Compiled by BEH YUEN HUI and CHARLES RAMENDRAN
SMOKING up to 80 cigarettes a day, retired civil servant Ismail Mahmud, 68, gave little thought of the ill-effects of the unhealthy habit until he woke up one day and found he had lost his voice.
He sought treatment at a clinic and when his condition persisted, doctors referred him to a hospital, only to be told that he was afflicted with stage four thyroid cancer, Harian Metro reported.
“I felt really down that day. The doctors told me that it was a result of my chain smoking,” said the widower, who has been smoking since he was a teenager.
To save his life, doctors quickly operated on Ismail, performing a laryngectomy that left him permanently without his voice.
The surgery also saw him with a stoma on his neck to enable him to breathe.
“Now, I feel lonely as I can no longer hear my own voice. I speak with a special device. It makes me sound funny, but at least I can speak,” said Ismail.
> A brief moment of fun playing firecrackers led to a lifetime of regret for Muhammad Isyraf Firdaus Zulrisham from Pekan, Pahang, when a freak accident seven years ago made him partially blind.
He was just 10 when the incident occurred during the fasting month in 2019, when he and several friends were setting off marble-sized firecrackers in an empty sardine can, Harian Metro reported.
“Placing it in a can amplified the explosion and made it louder. But on one occasion, the can blew up in shreds and a shrapnel hit my right eye and damaged the cornea.

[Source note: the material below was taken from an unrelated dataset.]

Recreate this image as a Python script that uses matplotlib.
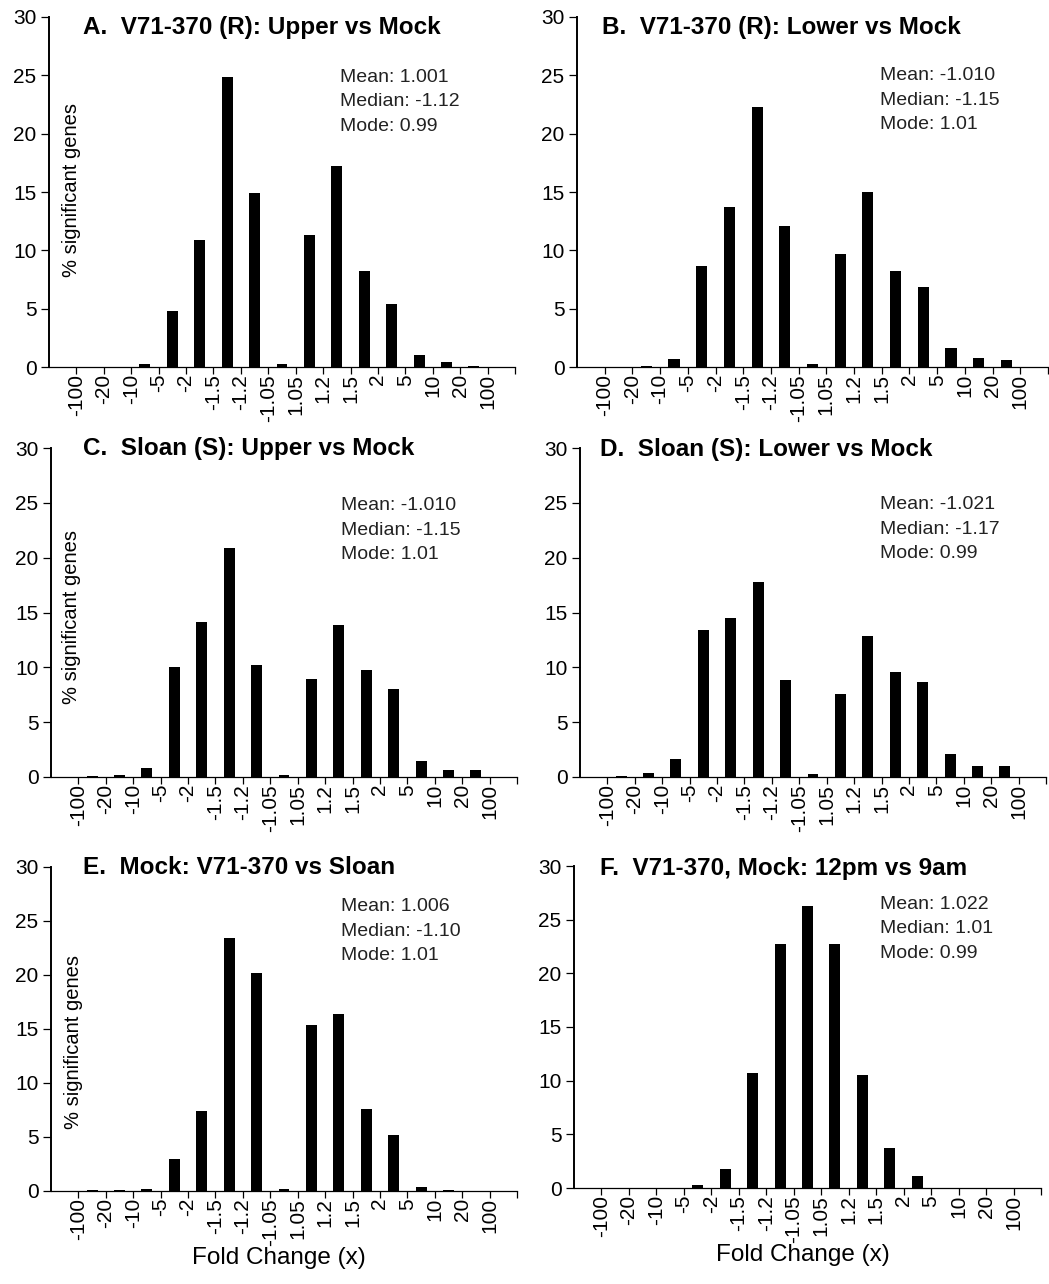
import matplotlib
matplotlib.use("Agg")
import matplotlib.pyplot as plt

# bin edges shown on the x axis (fold change)
edges = ["-100", "-20", "-10", "-5", "-2", "-1.5", "-1.2", "-1.05",
         "1.05", "1.2", "1.5", "2", "5", "10", "20", "100"]

# % significant genes per bin (15 bins between the edges)
pct_a = [0, 0, 0.3, 4.8, 10.9, 24.9, 14.9, 0.3, 11.3, 17.2, 8.2, 5.4, 1.0, 0.4, 0.05]
pct_b = [0, 0.1, 0.7, 8.7, 13.7, 22.3, 12.1, 0.3, 9.7, 15.0, 8.2, 6.9, 1.6, 0.8, 0.6]
pct_c = [0.05, 0.15, 0.8, 10.0, 14.1, 20.9, 10.2, 0.15, 8.9, 13.9, 9.8, 8.0, 1.5, 0.6, 0.6]
pct_d = [0.05, 0.4, 1.6, 13.4, 14.5, 17.8, 8.8, 0.3, 7.6, 12.9, 9.6, 8.7, 2.1, 1.0, 1.0]
pct_e = [0.05, 0.1, 0.15, 3.0, 7.4, 23.4, 20.2, 0.15, 15.4, 16.4, 7.6, 5.2, 0.4, 0.05, 0]
pct_f = [0, 0, 0, 0.3, 1.8, 10.7, 22.7, 26.3, 22.7, 10.5, 3.7, 1.1, 0, 0, 0]

titles = ["A.  V71-370 (R): Upper vs Mock",
          "B.  V71-370 (R): Lower vs Mock",
          "C.  Sloan (S): Upper vs Mock",
          "D.  Sloan (S): Lower vs Mock",
          "E.  Mock: V71-370 vs Sloan",
          "F.  V71-370, Mock: 12pm vs 9am"]

stats = ["Mean: 1.001\nMedian: -1.12\nMode: 0.99",
         "Mean: -1.010\nMedian: -1.15\nMode: 1.01",
         "Mean: -1.010\nMedian: -1.15\nMode: 1.01",
         "Mean: -1.021\nMedian: -1.17\nMode: 0.99",
         "Mean: 1.006\nMedian: -1.10\nMode: 1.01",
         "Mean: 1.022\nMedian: 1.01\nMode: 0.99"]

series = [pct_a, pct_b, pct_c, pct_d, pct_e, pct_f]

plt.rcParams["font.family"] = ["Liberation Sans", "DejaVu Sans"]

W, H = 1049, 1284
fig = plt.figure(figsize=(W / 100, H / 100), dpi=100)

# axes boxes in pixels: left, right, top, bottom
boxes = [(49, 515, 17, 367), (577, 1048, 17, 367),
         (51, 517, 448, 777), (580, 1046, 448, 777),
         (51, 517, 867, 1191), (574, 1041, 866, 1188)]
title_pos = [(0.073, 0.969), (0.053, 0.969), (0.069, 0.997),
             (0.043, 0.994), (0.069, 0.997), (0.056, 0.991)]
stats_pos = [(0.624, 0.852), (0.643, 0.857), (0.622, 0.851),
             (0.644, 0.854), (0.622, 0.904), (0.655, 0.907)]
ylab_pos = [(0.049, 0.506), None, (0.045, 0.486), None, (0.049, 0.46), None]

for i, vals in enumerate(series):
    l, r, t, b = boxes[i]
    ax = fig.add_axes([l / W, 1 - b / H, (r - l) / W, (b - t) / H])
    ax.bar([k + 0.5 for k in range(len(vals))], vals, width=0.4, color="black")
    ax.set_xlim(-1, 16)
    ax.set_ylim(0, 30)
    ax.set_xticks(range(17))
    ax.set_xticklabels(edges + [""], rotation=90, ha="center", va="top", fontsize=15)
    ax.set_yticks(range(0, 31, 5))
    ax.set_yticklabels([str(v) for v in range(0, 31, 5)], fontsize=15)
    ax.spines["top"].set_visible(False)
    ax.spines["right"].set_visible(False)
    ax.spines["left"].set_linewidth(1.4)
    ax.spines["bottom"].set_linewidth(0.9)
    ax.tick_params(axis="x", length=5, width=0.9, pad=0)
    ax.tick_params(axis="y", length=6, width=0.9, pad=3)

    ax.text(title_pos[i][0], title_pos[i][1], titles[i], transform=ax.transAxes,
            fontsize=17.5, fontweight="bold", ha="left", va="center")
    ax.text(stats_pos[i][0], stats_pos[i][1], stats[i], transform=ax.transAxes,
            fontsize=14, ha="left", va="top", linespacing=1.58, color="#222222")
    if ylab_pos[i] is not None:
        ax.text(ylab_pos[i][0], ylab_pos[i][1], "% significant genes",
                transform=ax.transAxes, rotation=90, ha="center", va="center",
                fontsize=14.5)
    if i >= 4:
        ax.text(0.49, -0.207, "Fold Change (x)", transform=ax.transAxes,
                ha="center", va="center", fontsize=17.5)

fig.savefig("out.png", dpi=100)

There was no pain, but I felt blood running down my face.
“In a split second, I lost an eye and became an OKU (disabled person),” he said.
Now aged 17, Muhammad Isyraf, who uses a prosthetic eye, said he is still learning to live with his disability and hopes his case serves as a lesson to others to refrain from playing with firecrackers.
The above articles are compiled from the vernacular newspapers (Bahasa Malaysia, Chinese and Tamil dailies). As such, stories are grouped according to the respective language/medium. Where a paragraph begins with a >, it denotes a separate news item.